Eyeing advertising spend and reinvestment program
Activists could be eyeing potential financial moves to boost the stock price over the short term. This could include shifting budget priorities. For instance, Kellogg Company (NYSE:K) has among the highest level of advertising spending in the food industry, totaling 8% of sales that is garnering attention of bean counting activists. The goal could be to cut advertising, which would significantly boost short term profits but could have a detrimental impact on the long term brand value.
Activists could also be eyeing cost savings from a recent restructuring program, the financial bounty of which is primarily designed to go back into company re-investment.

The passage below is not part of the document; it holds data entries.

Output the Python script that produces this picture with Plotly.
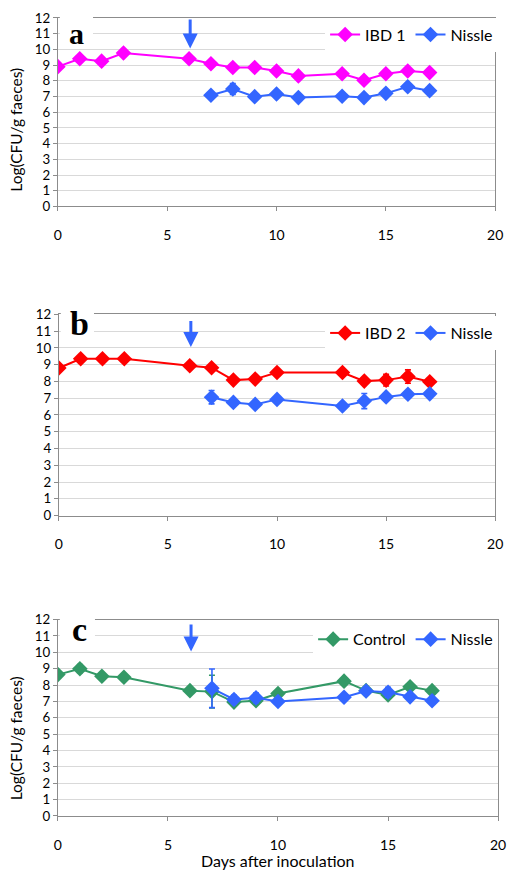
import plotly.graph_objects as go

# ---------------- data ----------------
days_a = [0, 1, 2, 3, 6, 7, 8, 9, 10, 11, 13, 14, 15, 16, 17]
ibd1 = [8.9, 9.4, 9.25, 9.77, 9.4, 9.08, 8.85, 8.85, 8.62, 8.31, 8.45, 8.03, 8.45, 8.62, 8.52]
nissle_days_a = [7, 8, 9, 10, 11, 13, 14, 15, 16, 17]
nissle_a = [7.08, 7.48, 6.99, 7.16, 6.93, 7.01, 6.93, 7.2, 7.62, 7.37]
nissle_a_err = [0.1, 0.35, 0.1, 0.1, 0.1, 0.1, 0.1, 0.1, 0.1, 0.1]

days_b = [0, 1, 2, 3, 6, 7, 8, 9, 10, 13, 14, 15, 16, 17]
ibd2 = [8.8, 9.35, 9.35, 9.35, 8.94, 8.82, 8.08, 8.14, 8.53, 8.53, 8.02, 8.08, 8.29, 7.98]
ibd2_err = [0.1, 0.1, 0.1, 0.1, 0.1, 0.1, 0.1, 0.1, 0.1, 0.1, 0.1, 0.35, 0.4, 0.1]
nissle_days_b = [7, 8, 9, 10, 13, 14, 15, 16, 17]
nissle_b = [7.06, 6.75, 6.63, 6.93, 6.54, 6.83, 7.08, 7.24, 7.26]
nissle_b_err = [0.4, 0.1, 0.1, 0.1, 0.1, 0.45, 0.2, 0.1, 0.2]

days_c = [0, 1, 2, 3, 6, 7, 8, 9, 10, 13, 14, 15, 16, 17]
control = [8.64, 9.0, 8.54, 8.48, 7.66, 7.6, 6.96, 7.04, 7.48, 8.24, 7.66, 7.4, 7.9, 7.66]
control_err = [0.1, 0.25, 0.2, 0.1, 0.15, 1.0, 0.1, 0.1, 0.1, 0.1, 0.1, 0.1, 0.2, 0.15]
nissle_days_c = [7, 8, 9, 10, 13, 14, 15, 16, 17]
nissle_c = [7.8, 7.12, 7.22, 7.0, 7.26, 7.64, 7.56, 7.28, 7.04]
nissle_c_err = [1.18, 0.25, 0.3, 0.1, 0.1, 0.25, 0.3, 0.1, 0.2]

inoculation_day = 6
x_ticks = [0, 5, 10, 15, 20]
y_ticks = list(range(0, 13))
panel_letters = ["a", "b", "c"]

MAGENTA = "#ff00ff"
BLUE = "#3366ff"
RED = "#ff0000"
GREEN = "#339966"
FONT = "Lato"

# page body has an 8px margin; size the figure to fit the window and shift
OFF = 8
W, H = 519 - 2 * OFF, 882 - 2 * OFF


def px(x):
    return (x - OFF) / W


def py(y):
    return 1 - (y - OFF) / H


# pixel layout (window coordinates) of each panel: (left, right, top, bottom)
panels = [(55, 503, 10, 202), (56, 503, 312, 517), (55, 506, 623, 823)]
# letter: (x centre, y, yanchor, font size)
letter_pos = [(74, 8.5, "top", 30), (77, 321.5, "middle", 34), (77, 633.5, "middle", 34)]
letter_box = [(57, 91, 0, 37), (58, 92, 304, 337), (57, 93, 616, 650)]
arrow_tops = [12.0, 11.7, 11.8]
legend_y = [27, 331, 643]

fig = go.Figure()


def add_series(x, y, err, color, name, idx, legend):
    sfx = "" if idx == 1 else str(idx)
    fig.add_trace(go.Scatter(
        x=x, y=y, name=name, mode="lines+markers",
        line=dict(color=color, width=2),
        marker=dict(symbol="diamond", size=12, color=color),
        error_y=dict(type="data", array=err, visible=err is not None, color=color,
                     thickness=1.6, width=3),
        xaxis="x" + sfx, yaxis="y" + sfx, legend=legend,
    ))


add_series(days_a, ibd1, None, MAGENTA, "IBD 1", 1, "legend")
add_series(nissle_days_a, nissle_a, nissle_a_err, BLUE, "Nissle", 1, "legend")
add_series(days_b, ibd2, ibd2_err, RED, "IBD 2", 2, "legend2")
add_series(nissle_days_b, nissle_b, nissle_b_err, BLUE, "Nissle", 2, "legend2")
add_series(days_c, control, control_err, GREEN, "Control", 3, "legend3")
add_series(nissle_days_c, nissle_c, nissle_c_err, BLUE, "Nissle", 3, "legend3")

layout = dict(
    width=W, height=H, margin=dict(l=0, r=0, t=0, b=0),
    paper_bgcolor="white", plot_bgcolor="white",
    font=dict(family=FONT, size=15, color="black"),
)

annotations = []
shapes = []
for i, (l, r, t, b) in enumerate(panels):
    idx = i + 1
    sfx = "" if idx == 1 else str(idx)
    layout["xaxis" + sfx] = dict(
        domain=[px(l), px(r)], range=[0, 20], anchor="y" + sfx, tickvals=x_ticks,
        showgrid=False, zeroline=False, showline=True, linecolor="#8c8c8c",
        linewidth=1, mirror=True, ticks="outside", ticklen=4, tickcolor="#8c8c8c",
        ticklabelstandoff=12, ticklabeloverflow="allow",
        tickfont=dict(size=14, family=FONT),
    )
    layout["yaxis" + sfx] = dict(
        domain=[py(b), py(t)], range=[0, 12], anchor="x" + sfx, tickvals=y_ticks,
        showgrid=True, gridcolor="#d9d9d9", gridwidth=1, zeroline=False,
        showline=True, linecolor="#8c8c8c", linewidth=1, mirror=True,
        ticks="outside", ticklen=4, tickcolor="#8c8c8c",
        tickfont=dict(size=13.3, family=FONT),
    )
    # white patch behind the panel letter
    bx0, bx1, by0, by1 = letter_box[i]
    shapes.append(dict(
        type="rect", xref="paper", yref="paper", x0=px(bx0), x1=px(bx1),
        y0=py(by1), y1=py(by0), fillcolor="white", line=dict(width=0), layer="above",
    ))
    # panel letter
    lx, ly, lanchor, lsize = letter_pos[i]
    annotations.append(dict(
        x=px(lx), y=py(ly), xref="paper", yref="paper",
        text="<b>%s</b>" % panel_letters[i], showarrow=False,
        font=dict(family="Liberation Serif", size=lsize, color="black"),
        xanchor="center", yanchor=lanchor, borderpad=0,
    ))
    # inoculation arrow
    annotations.append(dict(
        x=inoculation_day + 0.05, y=10.05, ax=inoculation_day + 0.05, ay=arrow_tops[i],
        xref="x" + sfx, yref="y" + sfx, axref="x" + sfx, ayref="y" + sfx,
        text="", showarrow=True, arrowhead=2, arrowsize=1.0, arrowwidth=3,
        arrowcolor=BLUE,
    ))
    # legend
    layout["legend" if idx == 1 else "legend%d" % idx] = dict(
        orientation="h", xref="paper", yref="paper", x=px(506), xanchor="right",
        y=py(legend_y[i]), yanchor="middle", bgcolor="white",
        font=dict(family=FONT, size=16, color="black"),
        itemwidth=30, tracegroupgap=0, itemclick=False,
    )

# y-axis titles (panels a and c)
for yc in [124, 744]:
    annotations.append(dict(
        x=px(12), y=py(yc), xref="paper", yref="paper", text="Log(CFU/g faeces)",
        textangle=-90, showarrow=False, font=dict(family=FONT, size=15.5, color="black"),
        xanchor="center", yanchor="middle",
    ))
# x-axis title (panel c)
annotations.append(dict(
    x=px(280), y=py(868), xref="paper", yref="paper", text="Days after inoculation",
    showarrow=False, font=dict(family=FONT, size=16, color="black"),
    xanchor="center", yanchor="middle",
))

layout["annotations"] = annotations
layout["shapes"] = shapes
fig.update_layout(**layout)
fig.write_html("out.html")
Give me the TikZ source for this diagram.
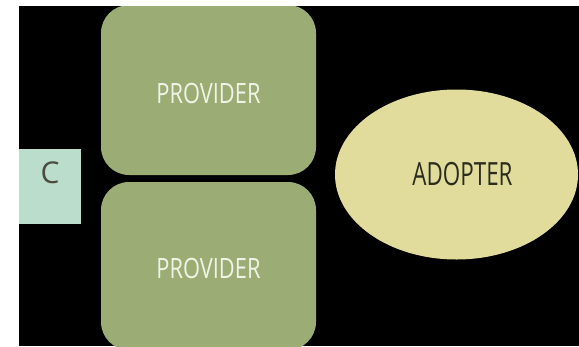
\documentclass[tikz,border=0pt]{standalone}
\usepackage{fontspec}
\setmainfont{Open Sans}
\newfontfamily\provfont[FakeStretch=0.78]{Open Sans}
\newfontfamily\adoptfont[FakeStretch=0.70]{Open Sans}
\usetikzlibrary{shapes.geometric}
\definecolor{provgreen}{HTML}{9BAD74}
\definecolor{adoptyellow}{HTML}{E1DC9C}
\definecolor{cmint}{HTML}{BBDDCB}
\definecolor{provtext}{HTML}{F0F3E6}
\definecolor{darktext}{HTML}{2B2B1E}
\tikzset{
  provider/.style={rectangle, rounded corners=28pt, fill=provgreen, minimum width=215pt, inner sep=0pt,
    text=provtext, font=\provfont\fontsize{28}{28}\selectfont, text depth=0pt},
  adopter/.style={ellipse, fill=adoptyellow, minimum width=243pt, minimum height=170pt, inner sep=0pt,
    text=darktext, font=\adoptfont\fontsize{32}{32}\selectfont},
  cbox/.style={rectangle, fill=cmint, minimum width=62pt, minimum height=75pt, inner sep=0pt,
    text=darktext!85, font=\fontsize{30}{30}\selectfont, text depth=27pt}
}
\begin{document}
\begin{tikzpicture}[x=1pt,y=-1pt]
\useasboundingbox (0,0) rectangle (579,346);
\fill[black] (19,6) rectangle (579,346);
\begin{scope}
\clip (19,6) rectangle (579,346);
\node[provider, minimum height=170pt, text height=26pt] (p1) at (208.5,90) {PROVIDER};
\node[provider, minimum height=168pt, text height=24pt] (p2) at (208.5,266) {PROVIDER};
\node[adopter] (a) at (456.5,174.5) {\hspace{12pt}ADOPTER};
\node[cbox] (c) at (50,186.5) {C};
\end{scope}
\end{tikzpicture}
\end{document}
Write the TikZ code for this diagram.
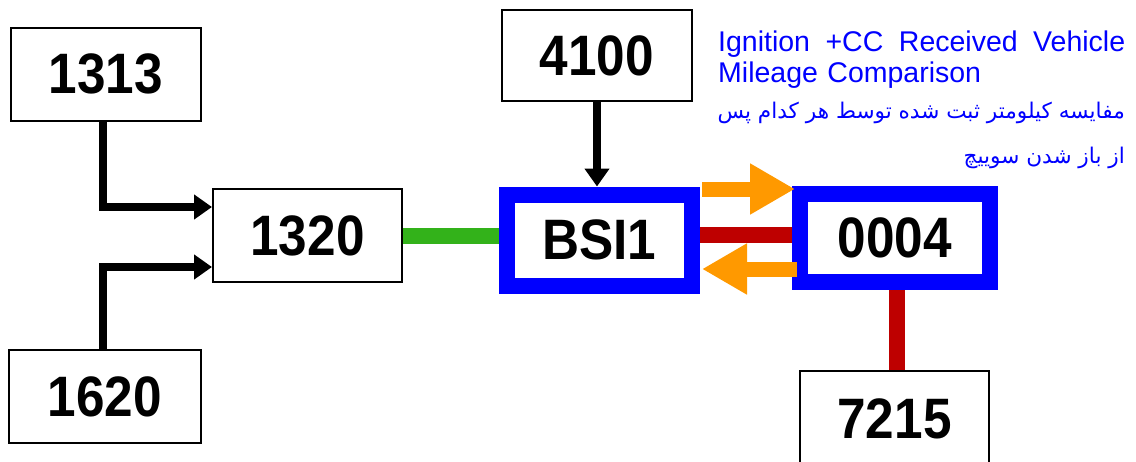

The recently instituted Project K, a large-scale, $1.3 billion restructuring program designed to produce roughly $450 million in cost savings that is expected to be used to mostly reinvest back into the business. Instead of long term re-investment, this cash could be used for a share buy-back program or providing this cash to investors could generate short term gains.
Activist talk dampened by Stifel
A recent report from the St. Louis-based brokerage firm Stifel tosses cold water on the Kellogg Company (NYSE:K) buyout rumors, however. They say takeover speculation typically follows the very weak sales and profit performance. They do not believe an activist would be successful and that an acquisition would provide “near-term solutions for the company’s growth challenge.”
Specifically Stifel stated in a note dated May 1st 2014 that:
We have fielded many investor calls and emails about our perspective on the stock price increase, and most theories center on the potential for an activist investor engaging the company or a takeover of the business (seems like Heinz/3G/Warren Buffett is the reported buyer of every food asset these days). And, given the higher than average short position, any speculation about an activist investor could have caused some short-covering, further fueling the stock price increase. Speculation of an activist investor or takeover mostly follows the very weak sales and profit performance of the company over the last several years. However, we do not believe an activist would be successful – that is, the company is honed in on the challenging conditions in the cereal category, particularly in the U.S., but this category issue will likely take new product activity and marketing spending to correct the trend and is not expected to be an immediate fix.
Some activist investors are not always concerned about providing structural solutions for growth, but rather financial engineering to enhance trading profits, however. This leads to Stifel’s more practical point, the control of the board.
Company ownership is currently in solidly friendly hands. The Kellogg Foundation owns over 20% of the company shares. A large shareholder and board member owns over 10% of the shares, with management significantly invested in the firm it runs. While the combination of these “friends of Kellogg” is likely below 50%, Stifel notes they we believe the large size of these holdings and control by the board would be sufficient to keep an activist investor at bay.
A friendly activist that works alongside the board with their approval could be treated differently.